L’indépendant face au vide : que faire quand personne n’attend ?

Travailler à son compte est souvent présenté comme une conquête : plus de contraintes, plus de hiérarchie, une organisation personnelle maîtrisée. Pourtant, cette configuration professionnelle implique une réalité que peu osent nommer : personne n’attend vraiment l’indépendant chaque matin. Il ou elle ne manque à personne s’il ou elle ne se manifeste pas.
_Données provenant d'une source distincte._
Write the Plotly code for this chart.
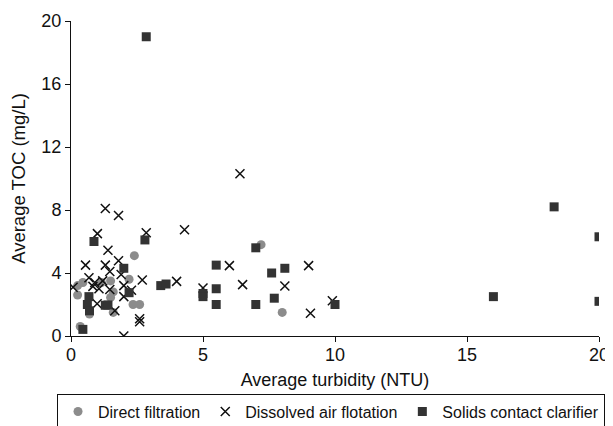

Cette absence d’obligation extérieure peut être libératrice, mais elle confronte aussi à un vide plus profond, souvent difficile à penser.
Le vertige de ne pas être attendu
Le salarié, l’enseignant, l’infirmière, le cadre ont un lieu où leur présence est requise, une équipe, des rendez-vous, des interactions ritualisées. L’indépendant, en revanche, doit s’auto-activer sans appui ni structure collective. Ce fonctionnement demande une force psychique particulière, une capacité à se soutenir sans relais externe. Pour certains, cela provoque un vertige : à quoi bon se lever ? Pourquoi produire ? Où est l’autre ? Cette solitude n’est pas tant sociale que symbolique : c’est l’absence d’un tiers contenant, d’un cadre qui tienne lieu d’ancrage. Elle réactive parfois des angoisses plus anciennes, celles de ne pas compter, de ne pas exister pour quelqu’un, de devoir se créer seul chaque jour.
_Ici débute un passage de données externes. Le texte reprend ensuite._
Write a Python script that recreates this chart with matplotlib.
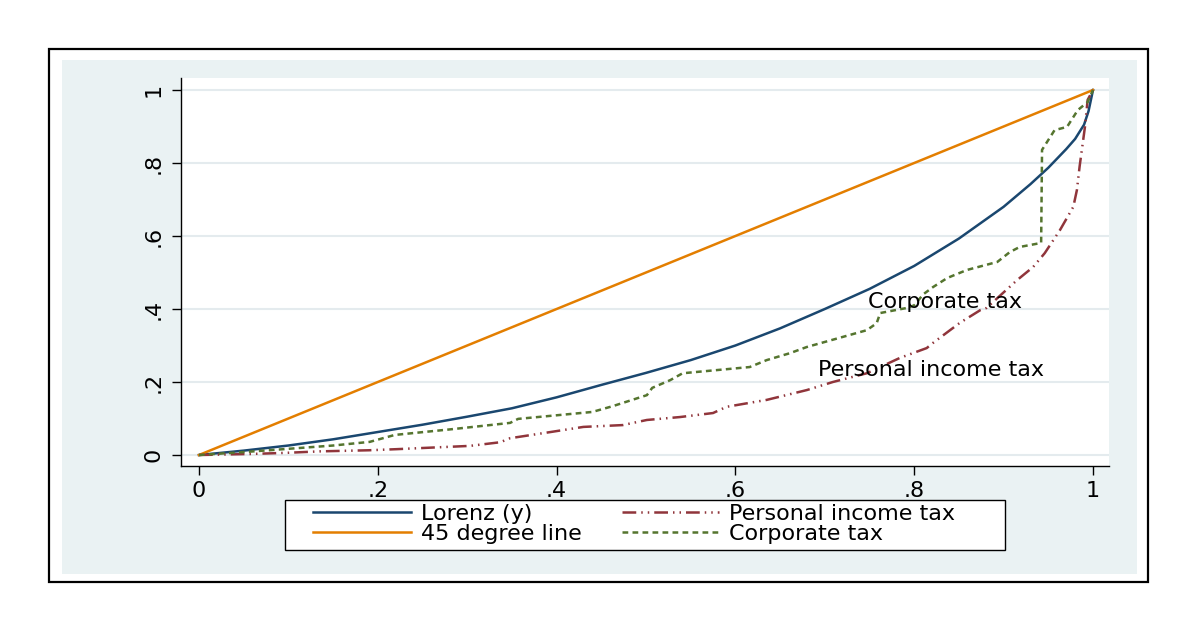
import matplotlib.pyplot as plt
from matplotlib.patches import Rectangle

# Lorenz curve of income (y)
lorenz_x = [0, .05, .1, .15, .2, .25, .3, .35, .4, .45, .5, .55, .6, .65, .7,
            .75, .8, .85, .9, .93, .95, .97, .98, .99, .995, 1]
lorenz_y = [0, .012, .026, .043, .063, .083, .105, .128, .158, .192, .225, .26,
            .3, .347, .4, .455, .518, .593, .68, .742, .787, .838, .866, .905,
            .942, 1]

# 45 degree line
diag_x = [0, 1]
diag_y = [0, 1]

# concentration curve, personal income tax
pit_x = [0, .06, .098, .135, .19, .221, .303, .337, .348, .396, .43, .474, .501,
         .538, .575, .59, .635, .68, .709, .747, .784, .814, .821, .851, .874,
         .881, .915, .933, .946, .963, .978, .982, .985, .991, .994, 1]
pit_y = [0, .003, .006, .01, .013, .016, .025, .035, .046, .064, .077, .082, .096,
         .104, .115, .132, .151, .178, .2, .224, .266, .293, .307, .362, .397,
         .403, .479, .515, .553, .616, .68, .726, .79, .899, .973, 1]

# concentration curve, corporate tax
corp_x = [0, .05, .1, .15, .191, .219, .284, .348, .357, .44, .463, .501, .507,
          .527, .541, .616, .635, .661, .68, .747, .758, .762, .792, .80, .81,
          .821, .837, .859, .893, .907, .918, .942, .943, .957, .971, .983, .994, 1]
corp_y = [0, .008, .017, .026, .036, .055, .071, .088, .099, .118, .134, .164,
          .184, .205, .224, .241, .26, .279, .296, .342, .361, .389, .403, .41,
          .44, .46, .485, .507, .529, .556, .57, .581, .836, .89, .899, .945, .967, 1]

ticks = [0, .2, .4, .6, .8, 1]
tick_labels = ["0", ".2", ".4", ".6", ".8", "1"]

NAVY = "#1a476f"
ORANGE = "#e37e00"
MAROON = "#90353b"
GREEN = "#55752f"
BG = "#eaf2f3"

plt.rcParams["font.family"] = ["DejaVu Sans"]

fig = plt.figure(figsize=(12, 6.31), dpi=100)
W, H = 1200, 631

# outer frame + stata graph region (behind the axes)
fig.patches.append(Rectangle((49 / W, 1 - 582 / H), (1148 - 49) / W, (582 - 49) / H,
                             transform=fig.transFigure, facecolor="white",
                             edgecolor="black", lw=1.6, zorder=-3))
fig.patches.append(Rectangle((62 / W, 1 - 574 / H), (1137 - 62) / W, (574 - 60) / H,
                             transform=fig.transFigure, facecolor=BG,
                             edgecolor="none", zorder=-2))
# legend box
fig.patches.append(Rectangle((285 / W, 1 - 550 / H), (1005 - 285) / W, 50 / H,
                             transform=fig.transFigure, facecolor="white",
                             edgecolor="black", lw=1, zorder=-1))

ax = fig.add_axes([181 / W, 1 - 466 / H, (1109 - 181) / W, (466 - 78) / H])
ax.set_facecolor("white")

lw = 1.8
ax.plot(lorenz_x, lorenz_y, color=NAVY, lw=lw, label="Lorenz (y)")
ax.plot(diag_x, diag_y, color=ORANGE, lw=lw, label="45 degree line")
ax.plot(pit_x, pit_y, color=MAROON, lw=lw, ls=(0, (5.5, 2, 0.6, 2, 0.6, 2)),
        label="Personal income tax")
ax.plot(corp_x, corp_y, color=GREEN, lw=lw, ls=(0, (2.3, 1.7)), label="Corporate tax")

ax.text(.748, .419, "Corporate tax", fontsize=16, ha="left", va="center")
ax.text(.692, .233, "Personal income tax", fontsize=16, ha="left", va="center")

ax.set_xlim(-0.0201, 1.0179)
ax.set_ylim(-0.0301, 1.0329)
ax.set_xticks(ticks)
ax.set_xticklabels(tick_labels)
ax.set_yticks(ticks)
ax.set_yticklabels(tick_labels, rotation=90, va="center")
ax.tick_params(axis="both", direction="out", length=6.5, width=1, labelsize=16)
ax.tick_params(axis="x", pad=4)
ax.tick_params(axis="y", pad=6)

ax.grid(axis="y", color="#e4ebee", lw=1.5)
ax.set_axisbelow(True)
for s in ["top", "right"]:
    ax.spines[s].set_visible(False)
for s in ["left", "bottom"]:
    ax.spines[s].set_linewidth(1)

leg = ax.legend(loc="upper left", bbox_to_anchor=(313 / W, 1 - 504 / H),
                bbox_transform=fig.transFigure, ncol=2, frameon=False,
                fontsize=16, borderpad=0, handlelength=4.4, handletextpad=0.45,
                columnspacing=1.8, labelspacing=0.0, borderaxespad=0)

fig.savefig("out.png", dpi=100, facecolor="white")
Une autonomie qui révèle une faille
Quand aucune attente ne vient rythmer les journées, le sentiment de vide s’amplifie. Ce n’est plus seulement un manque d’organisation, mais une mise à nu psychique. Certain·es indépendant·es vivent alors des phases d’effondrement silencieux : désorientation, démotivation, perte de sens. Ce qui est en jeu n’est pas un problème de productivité, mais une faille narcissique rouverte. Sans l’étayage d’un regard, d’un lien, d’un cadre, le moi se retrouve trop seul pour se sentir réel. La liberté de l’indépendance devient une épreuve. Non pas parce qu’il faut faire seul, mais parce que personne ne regarde, n’accueille, ne soutient. Le sujet doit être à la fois le moteur, la structure et le témoin de son propre mouvement.
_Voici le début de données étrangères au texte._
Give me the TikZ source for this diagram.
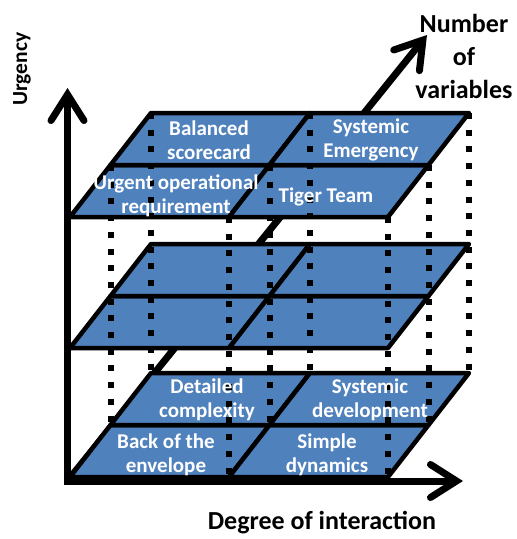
\documentclass[tikz,border=0pt]{standalone}
\usepackage{fontspec}
\setmainfont{Carlito}
\usepackage{xcolor}
\usetikzlibrary{arrows.meta,calc}
\definecolor{planeblue}{RGB}{79,129,189}

\begin{document}
\begin{tikzpicture}[x=1pt,y=-1pt,
  plane/.style={draw=black,fill=planeblue,line width=4.5pt,line join=round},
  axis/.style={line width=7pt,-{Straight Barb[length=26pt,width=33pt,line cap=round]}},
  guide/.style={line width=6pt,dash pattern=on 6pt off 10.7pt},
  cell/.style={text=white,font=\bfseries\fontsize{21}{24.5}\selectfont,align=center,inner sep=0pt},
  title/.style={font=\bfseries\fontsize{26}{33}\selectfont,align=center,inner sep=0pt}]
  \useasboundingbox (0,0) rectangle (517,539);
  % axes end points
  \coordinate (orig) at (67.5,481);
  \coordinate (utip) at (67.5,88);
  \coordinate (dtip) at (463,481);
  \coordinate (vtip) at (427,35);
  \draw[axis] (orig) -- (vtip);
  % three planes, corners (plane-col-row)
  \foreach \yf/\pl in {477/low,348/mid,217/high}{
    \foreach \i in {0,1,2}{
      \foreach \j in {0,1,2}{
        \coordinate (\pl-\i-\j) at ({70+159*\i+40.5*\j},{\yf-52*\j});
      }
    }
    \foreach \i/\ii in {0/1,1/2}{
      \foreach \j/\jj in {0/1,1/2}{
        \draw[plane] (\pl-\i-\j) -- (\pl-\ii-\j) -- (\pl-\ii-\jj) -- (\pl-\i-\jj) -- cycle;
      }
    }
  }
  % dotted posts between planes
  \foreach \i/\j in {1/0,2/0,0/1,1/1,2/1,0/2,1/2,2/2}{
    \draw[guide] (high-\i-\j) -- (low-\i-\j);
  }
  \draw[axis] ($(orig)+(0,4)$) -- (utip);
  \draw[axis] ($(orig)+(-4,0)$) -- (dtip);
  % cell labels
  \node[cell] (bal) at (209,140) {Balanced\\scorecard};
  \node[cell] (sysem) at (371,140) {Systemic\\Emergency};
  \node[cell] (urg) at (176,196) {Urgent operational\\requirement};
  \node[cell] (tiger) at (326,197) {Tiger Team};
  \node[cell] (det) at (207,400) {Detailed\\complexity};
  \node[cell] (sysdev) at (370,400) {Systemic\\development};
  \node[cell] (env) at (166,455) {Back of the\\envelope};
  \node[cell] (simple) at (327,455) {Simple\\dynamics};
  % axis titles
  \node[title] (nvar) at (464,56) {Number\\of\\variables};
  \node[title] (inter) at (322,523) {Degree of interaction};
  \node[title,font=\bfseries\fontsize{21.5}{26}\selectfont,rotate=90] (urgency) at (22,69) {Urgency};
\end{tikzpicture}
\end{document}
Exemple : Aïssa, 35 ans, invisible dans l’autonomie
Aïssa, 35 ans, est coach en ligne depuis trois ans. Elle apprécie la souplesse de son rythme et la diversité de ses activités. Mais dès qu’elle a moins de clients, elle ressent une angoisse qu’elle ne s’explique pas : “je ne sais plus pourquoi je fais tout ça”. En thérapie, elle évoque une enfance marquée par une forte solitude affective, une mère souvent absente, un père inconnu. Elle comprend que son activité indépendante l’expose à cette expérience ancienne de vacuité, lorsque personne ne la sollicitait, ne l’attendait, ne lui donnait une place. En reconnaissant cela, elle commence à chercher de nouvelles formes de lien — supervision, groupe d’échange, rituel de début de semaine avec une collègue — qui lui permettent de recréer une structure symbolique là où il n’y en avait plus. Elle réinvente un espace de soutien sans renoncer à son indépendance.
Recréer du tiers là où il n’y a plus de cadre
Être indépendant, ce n’est pas devoir tout porter seul. Mais c’est souvent se heurter à une absence silencieuse : personne ne vous attend. Pour que cela ne devienne pas un vide destructeur, il faut inventer des points d’appui, des espaces de reliance, même symboliques. Créer du lien, non pas pour se soumettre, mais pour s’ancrer. Car l’indépendance psychique véritable ne consiste pas à faire sans l’autre, mais à faire avec un autre en soi.